Monday, April 5, 2010

stirrings of a vm

I'm finally beginning to think seriously about a VM. It's been a long road.

My approach, as usual, is maximally lazy. For now, I've pushed the parser to the side while I figure out what the byte code compiler will put out. That of course depends on what the VM will look like.

To begin, I'll simply re-use the Irken compiler, which already compiles a lambda-calculus based language into a register-based CPS instruction stream.

Here's what it looks like so far.

This bytecode is consumed by the VM, which works in two phases. First, it loads the bytecode into two vectors, one holding instructions, one holding data. (Note: the insn vector is typed as "vector((->undefined))"). Then it simply invokes the first insn. See vm/vm.scm for details.

The vector of insns allows us to build a 'threaded' VM: each insn is implemented as a no-argument function. The last thing each insn does is fetch and execute the next insn.

(define (insn-literal)
  (set! regs[vm-data[pcd]] vm-data[(+ pcd 1)])
  (set! pcd (+ pcd 2))
  ((next-insn)))

"((next-insn))" compiles to a bit of C that looks like this:
lenv = r0[2]; goto *r0[1];

This has the potential to be very fast.

My current stumbling block is where/how to straddle the divide between the typed and untyped universe. The VM is written in a strongly typed language, but I want it to implement an untyped language. In order to do that I need to be able to store arbitrary objects into the VM registers. I'm thinking of a couple of different approaches right now.

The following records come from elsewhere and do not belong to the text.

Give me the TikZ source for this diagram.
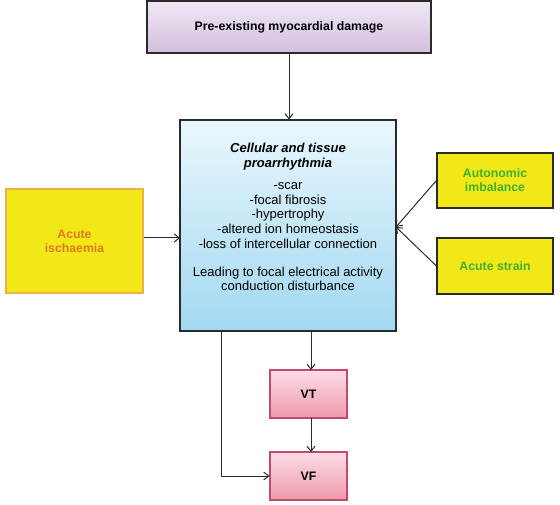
\documentclass[tikz,border=0pt]{standalone}
\usepackage{fontspec}
\setmainfont{Liberation Sans}
\usetikzlibrary{arrows.meta}
\definecolor{lavtop}{HTML}{F0E8F4}
\definecolor{lavbot}{HTML}{D2BFDF}
\definecolor{bluetop}{HTML}{EAF7FD}
\definecolor{bluebot}{HTML}{A2D8F1}
\definecolor{yel}{HTML}{F2E818}
\definecolor{orgtxt}{HTML}{E07A20}
\definecolor{orgborder}{HTML}{F0B048}
\definecolor{grntxt}{HTML}{3EB035}
\definecolor{pinktop}{HTML}{FBDCE4}
\definecolor{pinkbot}{HTML}{F09AAE}
\definecolor{pinkborder}{HTML}{C24A6A}
\definecolor{darkline}{HTML}{2A2A2A}
\tikzset{
  x=1pt,y=-1pt,
  box/.style={draw=darkline,line width=1.1pt,inner sep=2pt,align=center,font=\fontsize{12.3}{14}\selectfont\bfseries},
  lavbox/.style={box,top color=lavtop,bottom color=lavbot},
  bluebox/.style={box,top color=bluetop,bottom color=bluebot},
  yelbox/.style={box,fill=yel,draw=darkline,text=grntxt},
  pinkbox/.style={box,top color=pinktop,bottom color=pinkbot,draw=pinkborder},
  conn/.style={draw=darkline,line width=1pt,-{Straight Barb[length=5pt,width=8pt]}},
}
\begin{document}
\begin{tikzpicture}
\useasboundingbox (0,0) rectangle (560,505);
\node[lavbox,minimum width=284pt,minimum height=52pt] (top) at (289,27) {Pre-existing myocardial damage};
\node[bluebox,minimum width=216pt,minimum height=211pt] (main) at (288,225.5) {};
\node[font=\fontsize{13}{14.75}\selectfont,align=center,anchor=north] (mtxt) at (288,140)
{\textbf{\textit{Cellular and tissue}}\\ \textbf{\textit{proarrhythmia}}\\[7pt]
-scar\\ -focal fibrosis\\ -hypertrophy\\ -altered ion homeostasis\\ -loss of intercellular connection\\[13pt]
Leading to focal electrical activity\\ conduction disturbance};
\node[box,fill=yel,draw=orgborder,text=orgtxt,minimum width=137pt,minimum height=104pt] (isch) at (74.5,241) {Acute\\ ischaemia};
\node[yelbox,minimum width=116pt,minimum height=55pt] (auto) at (495,180.5) {Autonomic\\ imbalance};
\node[yelbox,minimum width=116pt,minimum height=56pt] (strain) at (495,266) {Acute strain};
\node[pinkbox,minimum width=77pt,minimum height=48pt] (vt) at (308.5,394) {VT};
\node[pinkbox,minimum width=77pt,minimum height=48pt] (vf) at (308.5,476) {VF};
\coordinate (mainin) at (396,227);
\coordinate (mainleft) at (180,238);
\draw[conn] (top.south) -- (top.south |- main.north);
\draw[conn] (isch.east |- mainleft) -- (mainleft);
\draw[conn] (auto.west) -- (mainin);
\draw[conn] (strain.west) -- (mainin);
\draw[conn] (311,331) -- (311,370);
\draw[conn] (311,418) -- (311,452);
\draw[conn] (221,331) |- (vf.west);
\end{tikzpicture}
\end{document}
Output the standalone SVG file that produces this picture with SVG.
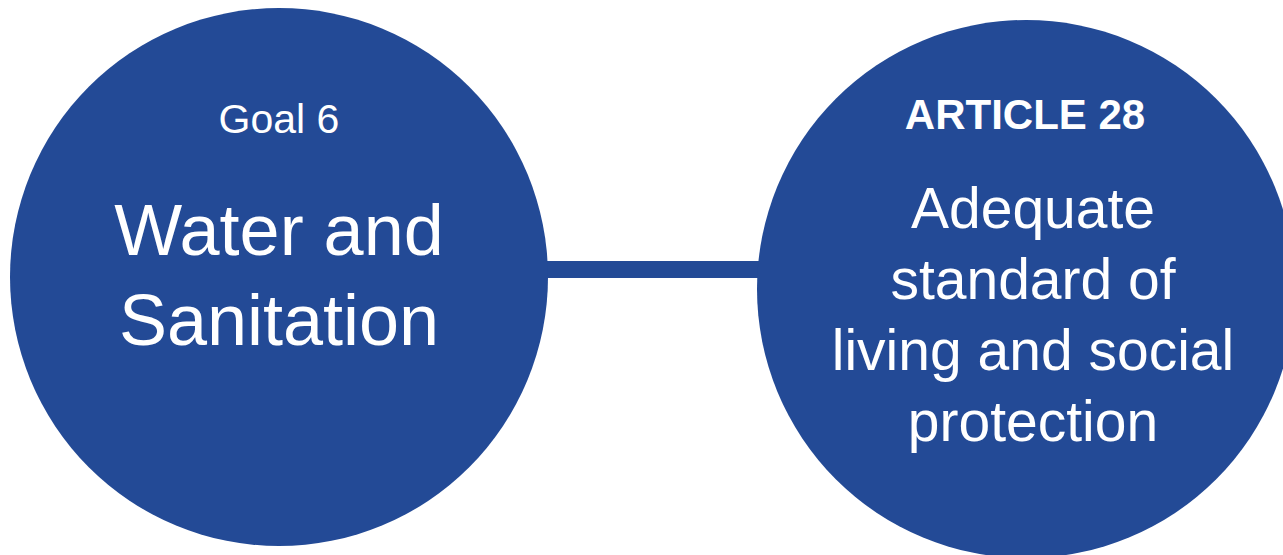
<svg xmlns="http://www.w3.org/2000/svg" width="1283" height="555" viewBox="0 0 1283 555">
  <style>
    .node { fill: #234a96; }
    .t { fill: #ffffff; font-family: "Liberation Sans", Arial, sans-serif; text-anchor: middle; }
    .small { font-size: 41px; }
    .big { font-size: 72px; }
    .mid { font-size: 57px; }
    .bold { font-weight: bold; font-size: 42px; }
    .conn { stroke: #234a96; stroke-width: 17; fill: none; }
  </style>
  <rect width="1283" height="555" fill="#ffffff"/>
  <g id="connectors">
    <line class="conn" x1="540" y1="269.5" x2="765" y2="269.5"/>
  </g>
  <g id="goal6">
    <circle class="node" cx="279" cy="277" r="269"/>
    <text class="t small" x="279" y="133">Goal 6</text>
    <text class="t big" x="279" y="255">Water and</text>
    <text class="t big" x="279" y="345">Sanitation</text>
  </g>
  <g id="article28">
    <circle class="node" cx="1026" cy="289" r="269"/>
    <text class="t bold" x="1025" y="129">ARTICLE 28</text>
    <text class="t mid" x="1033" y="228">Adequate</text>
    <text class="t mid" x="1033" y="299">standard of</text>
    <text class="t mid" x="1033" y="370">living and social</text>
    <text class="t mid" x="1033" y="441">protection</text>
  </g>
</svg>
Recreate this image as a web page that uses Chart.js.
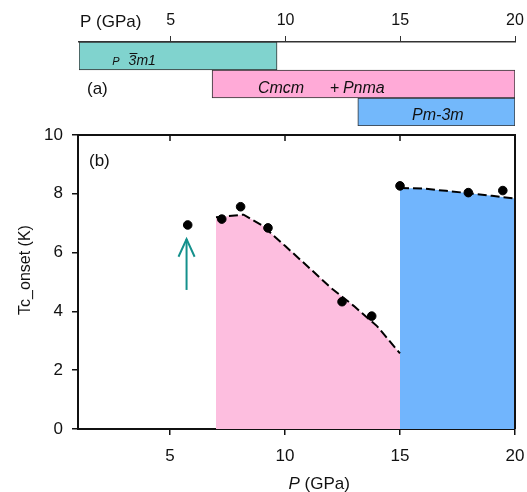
<!DOCTYPE html>
<html>
<head>
<meta charset="utf-8">
<script src="https://cdn.jsdelivr.net/npm/chart.js@4.4.0/dist/chart.umd.min.js"></script>
<style>
  body { margin: 0; background: #fff; }
  #wrap { position: relative; width: 527px; height: 492px; }
  canvas { position: absolute; left: 0; top: 0; }
</style>
</head>
<body>
<div id="wrap">
  <canvas id="tc" width="527" height="492"></canvas>
  <canvas id="phase" width="527" height="492"></canvas>
</div>
<script>
const FONT = '"Liberation Sans", Arial, sans-serif';

// panel (a): phase ranges
const phaseNames = ['P-3m1', 'Cmcm + Pnma', 'Pm-3m'];
const phaseStart = [1.0, 6.8, 13.15];
const phaseEnd = [9.63, 20, 20];
const phaseColors = ['#80d3ce', '#ffaad7', '#73b8fb'];
const phaseLabelP = [3.4, 11.5, 16.64];
const pTicks = [5, 10, 15, 20];

// panel (b): Tc onset vs pressure
const tcP = [5.77, 7.25, 8.07, 9.26, 12.48, 13.77, 15.0, 17.97, 19.47];
const tcVal = [6.94, 7.14, 7.56, 6.84, 4.33, 3.84, 8.27, 8.04, 8.11];

const fitPinkP = [7, 7.5, 8.2, 9, 10, 11, 12, 13, 14, 15];
const fitPinkT = [7.2, 7.24, 7.29, 6.93, 6.23, 5.52, 4.8, 4.18, 3.5, 2.57];
const fitBlueP = [15, 16, 17, 18, 19, 20];
const fitBlueT = [8.2, 8.18, 8.1, 8.02, 7.93, 7.84];

const arrowP = 5.72;
const arrowT = [4.73, 6.46];
const tTicks = [0, 2, 4, 6, 8, 10];

const toPts = (xs, ys) => xs.map((x, i) => ({ x: x, y: ys[i] }));

// labels inside the phase bars
const phaseText = {
  id: 'phaseText',
  afterDatasetsDraw(chart) {
    const ctx = chart.ctx;
    const x = chart.scales.x, y = chart.scales.y;
    ctx.save();
    ctx.fillStyle = '#111';
    ctx.textBaseline = 'alphabetic';
    // row 0: P -3m1
    let cx = x.getPixelForValue(phaseLabelP[0]);
    let by = y.getPixelForValue(0) + 9;
    ctx.font = 'italic 11px ' + FONT;
    const wP = ctx.measureText('P').width;
    ctx.font = 'italic 14px ' + FONT;
    const w3 = ctx.measureText('3m1').width;
    const w33 = ctx.measureText('3').width;
    let sx = cx - (wP + 9 + w3) / 2;
    ctx.font = 'italic 11px ' + FONT;
    ctx.fillText('P', sx, by);
    ctx.font = 'italic 14px ' + FONT;
    ctx.fillText('3m1', sx + wP + 9, by);
    ctx.strokeStyle = '#111';
    ctx.lineWidth = 1;
    ctx.beginPath();
    ctx.moveTo(sx + wP + 10, by - 11.5);
    ctx.lineTo(sx + wP + 9 + w33 + 1, by - 11.5);
    ctx.stroke();
    // row 1: Cmcm + Pnma
    cx = x.getPixelForValue(phaseLabelP[1]);
    by = y.getPixelForValue(1) + 9;
    ctx.font = 'italic 16px ' + FONT;
    ctx.textAlign = 'left';
    ctx.fillText('Cmcm', cx - 62, by);
    ctx.fillText('Pnma', cx + 23, by);
    ctx.font = '16px ' + FONT;
    ctx.fillText('+', cx + 10, by);
    // row 2: Pm-3m
    cx = x.getPixelForValue(phaseLabelP[2]);
    by = y.getPixelForValue(2) + 8;
    ctx.font = 'italic 16px ' + FONT;
    ctx.textAlign = 'center';
    ctx.fillText('Pm-3m', cx, by);
    // (a) and axis name
    ctx.textAlign = 'left';
    ctx.font = '17px ' + FONT;
    ctx.fillText('(a)', chart.chartArea.left + 8, y.getPixelForValue(1) + 9.5);
    ctx.fillText('P (GPa)', chart.chartArea.left + 1, 27);
    ctx.restore();
  }
};

new Chart(document.getElementById('phase'), {
  type: 'bar',
  data: {
    labels: phaseNames,
    datasets: [{
      data: phaseNames.map((n, i) => [phaseStart[i], phaseEnd[i]]),
      backgroundColor: phaseColors,
      borderColor: '#333',
      borderWidth: 1,
      borderSkipped: false,
      barPercentage: 1,
      categoryPercentage: 1
    }]
  },
  options: {
    indexAxis: 'y',
    responsive: false,
    animation: false,
    layout: { padding: { left: 79, right: 12, top: 0, bottom: 366 } },
    plugins: { legend: { display: false }, tooltip: { enabled: false } },
    scales: {
      x: {
        type: 'linear',
        position: 'top',
        min: 1,
        max: 20,
        afterBuildTicks: s => { s.ticks = pTicks.map(v => ({ value: v })); },
        afterFit: s => { s.height = 42; s.paddingLeft = 0; s.paddingRight = 0; },
        grid: { drawOnChartArea: false, tickLength: 6, color: '#333', lineWidth: 1 },
        border: { color: '#333', width: 1.5 },
        ticks: { font: { family: FONT, size: 16 }, color: '#111', padding: 6, maxRotation: 0 }
      },
      y: { display: false }
    }
  },
  plugins: [phaseText]
});

// frame, top ticks and labels for panel (b)
const frame = {
  id: 'frame',
  afterDatasetsDraw(chart) {
    const ctx = chart.ctx;
    const a = chart.chartArea;
    const x = chart.scales.x;
    ctx.save();
    ctx.strokeStyle = '#111';
    ctx.lineWidth = 2;
    ctx.beginPath();
    ctx.moveTo(a.left - 1, a.top);
    ctx.lineTo(a.right, a.top);
    ctx.lineTo(a.right, a.bottom);
    ctx.stroke();
    ctx.lineWidth = 1.5;
    pTicks.forEach(v => {
      const px = x.getPixelForValue(v);
      ctx.beginPath();
      ctx.moveTo(px, a.top);
      ctx.lineTo(px, a.top + 6);
      ctx.stroke();
    });
    ctx.fillStyle = '#111';
    ctx.textBaseline = 'alphabetic';
    ctx.font = '17px ' + FONT;
    ctx.fillText('(b)', a.left + 11, a.top + 31);
    const sx = (a.left + a.right) / 2 - 8;
    ctx.font = 'italic 17px ' + FONT;
    ctx.fillText('P', sx, 489);
    const wP = ctx.measureText('P ').width;
    ctx.font = '17px ' + FONT;
    ctx.fillText('(GPa)', sx + wP, 489);
    // y axis title
    ctx.translate(26, a.top + 135);
    ctx.rotate(-Math.PI / 2);
    ctx.textAlign = 'center';
    ctx.textBaseline = 'middle';
    ctx.font = '16px ' + FONT;
    ctx.fillText('Tc_onset (K)', 0, 0);
    ctx.restore();
  }
};

const dashed = { showLine: true, borderColor: '#000', borderWidth: 2, borderDash: [9, 4], pointRadius: 0, fill: 'origin' };

new Chart(document.getElementById('tc'), {
  type: 'scatter',
  data: {
    datasets: [
      { data: toPts(tcP, tcVal), backgroundColor: '#000', borderColor: '#000', pointRadius: 4.3 },
      { data: [{ x: arrowP, y: arrowT[0] }, { x: arrowP, y: arrowT[1] }], showLine: true, borderColor: '#14908c', borderWidth: 2, pointRadius: 0 },
      { data: [{ x: arrowP - 0.35, y: arrowT[1] - 0.6 }, { x: arrowP, y: arrowT[1] }, { x: arrowP + 0.35, y: arrowT[1] - 0.6 }], showLine: true, borderColor: '#14908c', borderWidth: 2, pointRadius: 0 },
      Object.assign({ data: toPts(fitPinkP, fitPinkT), backgroundColor: '#fdbedf' }, dashed),
      Object.assign({ data: toPts(fitBlueP, fitBlueT), backgroundColor: '#71b5fd' }, dashed)
    ]
  },
  options: {
    responsive: false,
    animation: false,
    layout: { padding: { left: 0, right: 12, top: 135, bottom: 0 } },
    plugins: { legend: { display: false }, tooltip: { enabled: false } },
    scales: {
      x: {
        type: 'linear',
        min: 1,
        max: 20,
        afterBuildTicks: s => { s.ticks = pTicks.map(v => ({ value: v })); },
        afterFit: s => { s.height = 63; s.paddingLeft = 0; s.paddingRight = 0; },
        grid: { drawOnChartArea: false, tickLength: 6, color: '#111', lineWidth: 1.5 },
        border: { color: '#111', width: 2 },
        ticks: { font: { family: FONT, size: 17 }, color: '#111', padding: 11, maxRotation: 0 }
      },
      y: {
        min: 0,
        max: 10,
        afterBuildTicks: s => { s.ticks = tTicks.map(v => ({ value: v })); },
        afterFit: s => { s.width = 78; },
        grid: { drawOnChartArea: false, tickLength: 6, color: '#111', lineWidth: 1.5 },
        border: { color: '#111', width: 2 },
        ticks: { font: { family: FONT, size: 17 }, color: '#111', padding: 9 }
      }
    }
  },
  plugins: [frame]
});
</script>
</body>
</html>
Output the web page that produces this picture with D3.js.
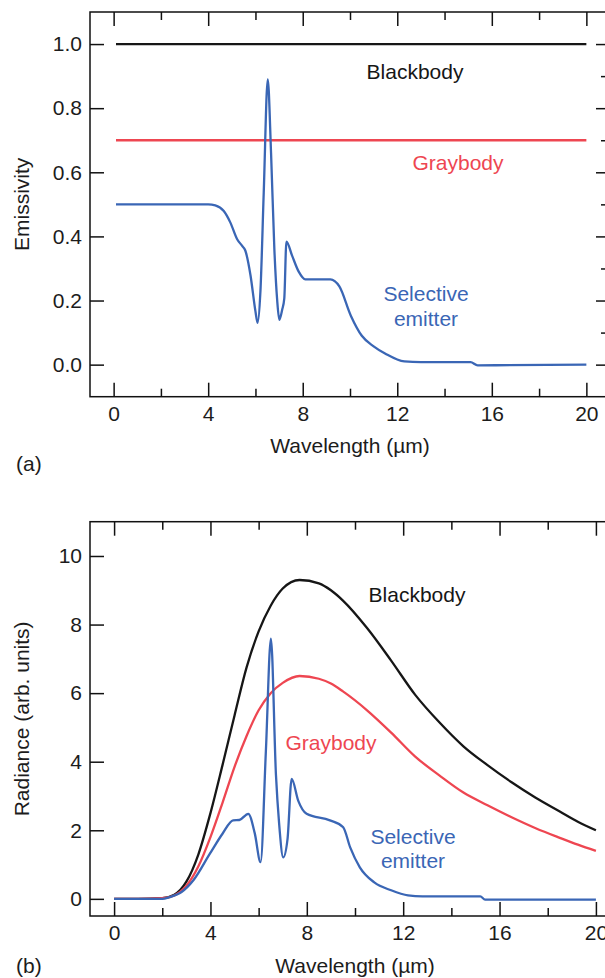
<!DOCTYPE html>
<html>
<head>
<meta charset="utf-8">
<script src="https://d3js.org/d3.v7.min.js"></script>
<style>
    body { margin: 0; background: #fff; }
    svg { display: block; font-family: "Liberation Sans", Arial, Helvetica, sans-serif; }
</style>
</head>
<body>
<svg id="chart" width="605" height="978"></svg>
<script>
    // ---- values ----
    // (a) emissivity
    const flatWl = [0.1, 20]
    const blackEmis = [1.0, 1.0]
    const grayEmis = [0.7, 0.7]
    const selEmisWl = [0.1, 2, 4, 4.3, 4.66, 4.94, 5.22, 5.43, 5.57, 5.79, 6.0, 6.09, 6.21, 6.35, 6.52,
                       6.66, 6.8, 6.92, 7.01, 7.13, 7.22, 7.31, 7.55, 7.83, 8.11, 9.17, 9.55, 10.04, 10.5,
                       11.0, 11.5, 12.3, 13, 15.1, 15.4, 20]
    const selEmis = [0.5, 0.5, 0.5, 0.497, 0.479, 0.443, 0.392, 0.371, 0.356, 0.279, 0.166, 0.13, 0.228, 0.536, 0.89,
                     0.66, 0.36, 0.2, 0.14, 0.171, 0.207, 0.384, 0.34, 0.29, 0.266, 0.266, 0.244, 0.152, 0.09,
                     0.057, 0.034, 0.01, 0.008, 0.008, -0.002, 0]

    // (b) radiance (arb. units)
    const bbWl = [0, 1, 2, 2.5, 3, 3.5, 4, 4.5, 5, 5.5, 6, 6.5, 7, 7.7, 8.5, 9, 9.5, 10.5, 11.5, 12.5,
                  13.5, 14.5, 15.5, 16.5, 17.5, 18.5, 19.25, 20]
    const blackRad = [0, 0, 0.02, 0.12, 0.5, 1.3, 2.5, 3.9, 5.35, 6.75, 7.8, 8.55, 9.05, 9.3, 9.2, 9.0, 8.7, 7.9, 6.95, 5.95,
                      5.15, 4.45, 3.9, 3.4, 2.95, 2.55, 2.25, 2.0]
    const grayRad = [0, 0, 0.02, 0.1, 0.38, 0.95, 1.8, 2.8, 3.85, 4.75, 5.5, 6.0, 6.3, 6.5, 6.42, 6.28, 6.05, 5.5, 4.85, 4.15,
                     3.6, 3.1, 2.73, 2.38, 2.06, 1.78, 1.58, 1.4]
    const selRadWl = [0, 1, 2, 2.3, 2.8, 3.3, 3.97, 4.5, 4.94, 5.2, 5.57, 5.84, 6.08, 6.3, 6.51, 6.72, 6.85, 7.02, 7.2,
                      7.37, 7.65, 7.99, 8.96, 9.51, 9.8, 10.2, 10.8, 11.5, 12.2, 12.8, 15.2, 15.4, 20]
    const selRad = [0, 0, 0, 0.05, 0.2, 0.55, 1.31, 1.9, 2.29, 2.3, 2.48, 1.91, 1.07, 4.3, 7.59, 3.6, 2.2, 1.21, 1.75,
                    3.5, 2.85, 2.48, 2.29, 2.09, 1.5, 0.92, 0.48, 0.25, 0.1, 0.07, 0.07, -0.02, -0.02]

    // ticks
    const xMajor = [0, 4, 8, 12, 16, 20]
    const xMinor = [2, 6, 10, 14, 18]
    const emisMajor = [0, 0.2, 0.4, 0.6, 0.8, 1.0]
    const emisMinor = [0.1, 0.3, 0.5, 0.7, 0.9]
    const radMajor = [0, 2, 4, 6, 8, 10]
    const radMinor = [1, 3, 5, 7, 9]

    const BLACK = "#161616", RED = "#ee4651", BLUE = "#3a66b5"
    const svg = d3.select("#chart")

    function zip(xs, ys) { return xs.map((v, i) => [v, ys[i]]) }

    function drawPanel(p) {
        let g = svg.append("g")
        let x = d3.scaleLinear().domain([-1, 21]).range([p.left, p.right])
        let y = d3.scaleLinear().domain(p.yDomain).range([p.bottom, p.top])

        // axes: ticks point inward, frame drawn separately
        function styleAxis(sel) {
            sel.select(".domain").remove()
            sel.selectAll(".tick line").attr("stroke", "#111").attr("stroke-width", 1.5)
            sel.selectAll(".tick text").attr("fill", "#1c1c1c").attr("font-size", 21)
            sel.attr("font-family", null).attr("font-size", null)
        }
        g.append("g").attr("transform", `translate(0,${p.bottom})`)
            .call(d3.axisBottom(x).tickValues(xMajor).tickSize(-14).tickPadding(9).tickFormat(d3.format("d")))
            .call(styleAxis)
        g.append("g").attr("transform", `translate(0,${p.bottom})`)
            .call(d3.axisBottom(x).tickValues(xMinor).tickSize(-8).tickFormat(""))
            .call(styleAxis)
        g.append("g").attr("transform", `translate(0,${p.top})`)
            .call(d3.axisTop(x).tickValues(xMajor).tickSize(-14).tickFormat(""))
            .call(styleAxis)
        g.append("g").attr("transform", `translate(0,${p.top})`)
            .call(d3.axisTop(x).tickValues(xMinor).tickSize(-8).tickFormat(""))
            .call(styleAxis)
        g.append("g").attr("transform", `translate(${p.left},0)`)
            .call(d3.axisLeft(y).tickValues(p.yMajor).tickSize(-14).tickPadding(8).tickFormat(p.yFmt))
            .call(styleAxis)
        g.append("g").attr("transform", `translate(${p.right},0)`)
            .call(d3.axisRight(y).tickValues(p.yMajor).tickSize(-14).tickFormat(""))
            .call(styleAxis)
        g.append("g").attr("transform", `translate(${p.right},0)`)
            .call(d3.axisRight(y).tickValues(p.yMinor).tickSize(-9).tickFormat(""))
            .call(styleAxis)

        g.append("rect")
            .attr("x", p.left).attr("y", p.top)
            .attr("width", p.right - p.left).attr("height", p.bottom - p.top)
            .attr("fill", "none").attr("stroke", "#111").attr("stroke-width", 1.5)

        // curves
        let line = d3.line().x(d => x(d[0])).y(d => y(d[1])).curve(d3.curveMonotoneX)
        p.series.forEach(s => {
            g.append("path").datum(s.pts)
                .attr("d", line)
                .attr("fill", "none")
                .attr("stroke", s.color)
                .attr("stroke-width", 2.3)
                .attr("stroke-linejoin", "round")
        })

        // curve labels
        p.labels.forEach(l => {
            g.append("text").attr("x", l.x).attr("y", l.y)
                .attr("text-anchor", "middle").attr("font-size", 21)
                .attr("fill", l.color).text(l.text)
        })

        // axis titles
        g.append("text")
            .attr("x", (x(0) + x(20)) / 2).attr("y", p.xTitleY)
            .attr("text-anchor", "middle").attr("font-size", 21).attr("fill", "#1c1c1c")
            .text("Wavelength (µm)")
        g.append("text")
            .attr("transform", `translate(29,${(p.top + p.bottom) / 2}) rotate(-90)`)
            .attr("text-anchor", "middle").attr("font-size", 21).attr("fill", "#1c1c1c")
            .text(p.yTitle)
        g.append("text")
            .attr("x", 16).attr("y", p.tagY)
            .attr("font-size", 21).attr("fill", "#1c1c1c")
            .text(p.tag)
    }

    drawPanel({
        left: 90, right: 610, top: 12, bottom: 396.7,
        yDomain: [-0.1, 1.1], yMajor: emisMajor, yMinor: emisMinor, yFmt: d3.format(".1f"),
        yTitle: "Emissivity", xTitleY: 453, tag: "(a)", tagY: 471,
        series: [
            { pts: zip(flatWl, blackEmis), color: BLACK },
            { pts: zip(flatWl, grayEmis), color: RED },
            { pts: zip(selEmisWl, selEmis), color: BLUE }
        ],
        labels: [
            { text: "Blackbody", x: 415, y: 79, color: BLACK },
            { text: "Graybody", x: 458, y: 170, color: RED },
            { text: "Selective", x: 426, y: 301, color: BLUE },
            { text: "emitter", x: 426, y: 326, color: BLUE }
        ]
    })

    drawPanel({
        left: 90, right: 620, top: 521.7, bottom: 916,
        yDomain: [-0.5, 11], yMajor: radMajor, yMinor: radMinor, yFmt: d3.format("d"),
        yTitle: "Radiance (arb. units)", xTitleY: 973, tag: "(b)", tagY: 973,
        series: [
            { pts: zip(bbWl, blackRad), color: BLACK },
            { pts: zip(bbWl, grayRad), color: RED },
            { pts: zip(selRadWl, selRad), color: BLUE }
        ],
        labels: [
            { text: "Blackbody", x: 417, y: 602, color: BLACK },
            { text: "Graybody", x: 331, y: 750, color: RED },
            { text: "Selective", x: 413, y: 844, color: BLUE },
            { text: "emitter", x: 413, y: 868, color: BLUE }
        ]
    })
</script>
</body>
</html>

1) Add an 'object' type to the Irken compiler - this will act like a normal declared datatype, but when you pattern match or vcase it, the compiler will emit code to detect our run-time tags instead. I'll probably need some way of casting things to the object type.

or

2) *Remove* run-time tagging from Irken. This would make Irken even more like OCaml. The advantages should be obvious. The disadvantage would be I would have to implement some kind of stack map and teach the garbage collector how to use it. Also, Irken would become much more difficult to debug. But I could then implement the VM using fully declared and 'normal' datatypes without adding an extra layer of type tagging.

1 comment:

  1. I might be able to compromise between the two approaches. How about extending 'datatype' to automatically detect and 'optimize' the tagging of single-immediate-objects in sum types?

    For example,

    (datatype number (:int int) (:complex int int))

    In the first alternative, rather than treating that like a product of one element, the back end will just treat it like a normal tagged integer.

    The only time this would *not* work would be if you had more than one alternative with the same immediate type:

    (datatype number (:int0 int) (:int1 int))

    Since there would be no way of distinguishing the two without a tag.